La nuit du 11 au 12 novembre fut une des plus rigoureuses de ce terrible hiver. Mon thermomètre à minima, suspendu hors de ma fenêtre à l'exposition sud-est, indiquait 19 degrés centigrades au-dessous de zéro. Je sortis au petit jour pour dire un dernier adieu à Mr le colonel, et je rencontrai le bas officier Garok qui me dit en mauvais allemand:
– Nous n'aurons pas besoin de tuer le frantzouski, il est gelé.
Je courus à la prison. Mr le colonel était couché sur le dos, et roide. Mais je reconnus après quelques minutes d'examen que la roideur de ce corps n'était pas celle de la mort. Les articulations, sans avoir leur souplesse ordinaire, se laissaient fléchir et ramener à l'extension sans un effort trop violent. Les membres, la face, la poitrine donnaient à ma main une sensation de froid, mais bien différente de celle que j'avais souvent perçue au contact des cadavres.
Sachant qu'il avait passé plusieurs nuits sans dormir et supporté des fatigues extraordinaires, je ne doutais point qu'il ne se fût laissé prendre de ce sommeil profond et léthargique qu'entraîne un froid intense, et qui, trop prolongé, ralentit la respiration et la circulation au point que les moyens les plus délicats de l'observation médicale sont nécessaires pour constater la persistance de la vie. Le pouls était insensible, ou tout au moins mes doigts engourdis par le froid ne le sentaient pas. La dureté de mon ouïe (j'étais alors dans ma soixante-neuvième année) m'empêcha de constater par l'auscultation si les bruits du coeur révélaient encore ces battements faibles, mais prolongés, que l'oreille peut encore entendre lorsque la main ne les perçoit déjà plus.
Mr le colonel se trouvait à cette période de l'engourdissement causé par le froid, où pour réveiller un homme sans le faire mourir, des soins nombreux et délicats deviennent nécessaires. Quelques heures encore, et la congélation allait survenir, et avec elle l'impossibilité du retour à la vie.

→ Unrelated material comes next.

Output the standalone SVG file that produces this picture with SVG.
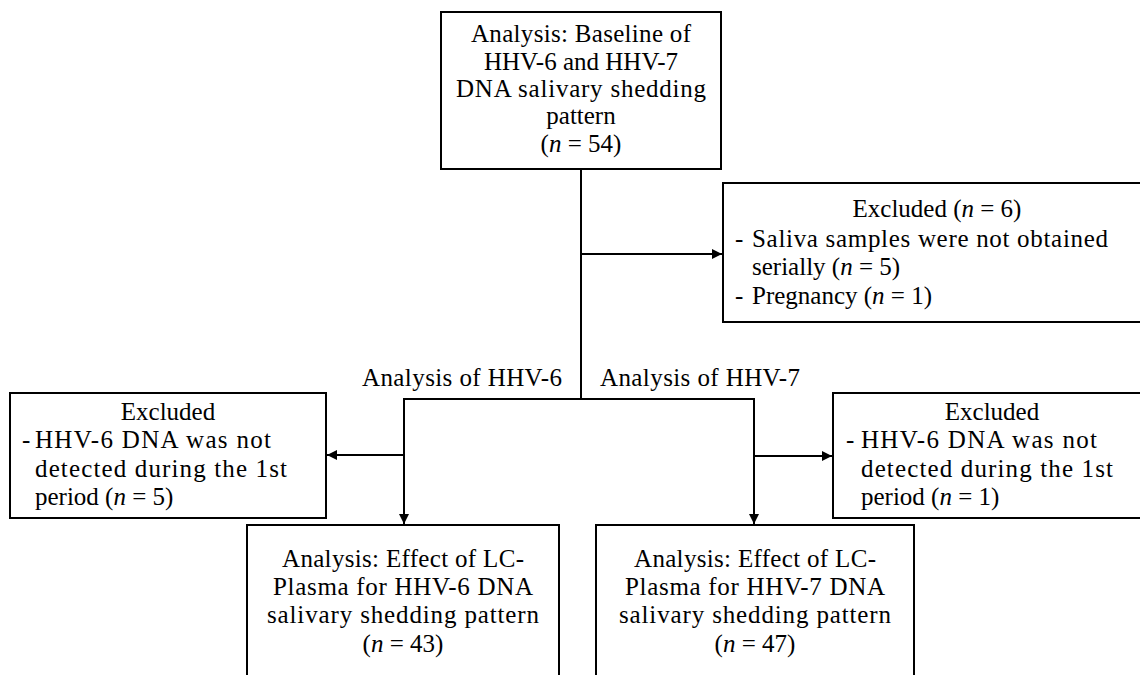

J'étais dans la plus grande perplexité. D'un côté, je le sentais mourir par congélation entre mes mains; de l'autre, je ne pouvais pas à moi seul l'entourer de tous les soins indispensables. Si je lui appliquais des excitants sans lui faire frictionner à la fois le tronc et les membres par trois ou, quatre aides vigoureux, je ne le réveillais que pour le voir mourir. J'avais encore sous les yeux le spectacle de cette belle jeune fille asphyxiée dans un incendie, que je parvins à ranimer en lui promenant des charbons ardents sous les clavicules, mais qui ne put qu'appeler sa mère et mourut presque aussitôt malgré l'emploi des excitants à l'intérieur et de l'électricité pour déterminer les contractions du diaphragme et du coeur.
Et quand même je serais parvenu à lui rendre la force et la santé, n'était-il pas condamné par le conseil de guerre? L'humanité ne me défendait-elle pas de l'arracher à ce repos voisin de la mort pour le livrer aux horreurs du supplice?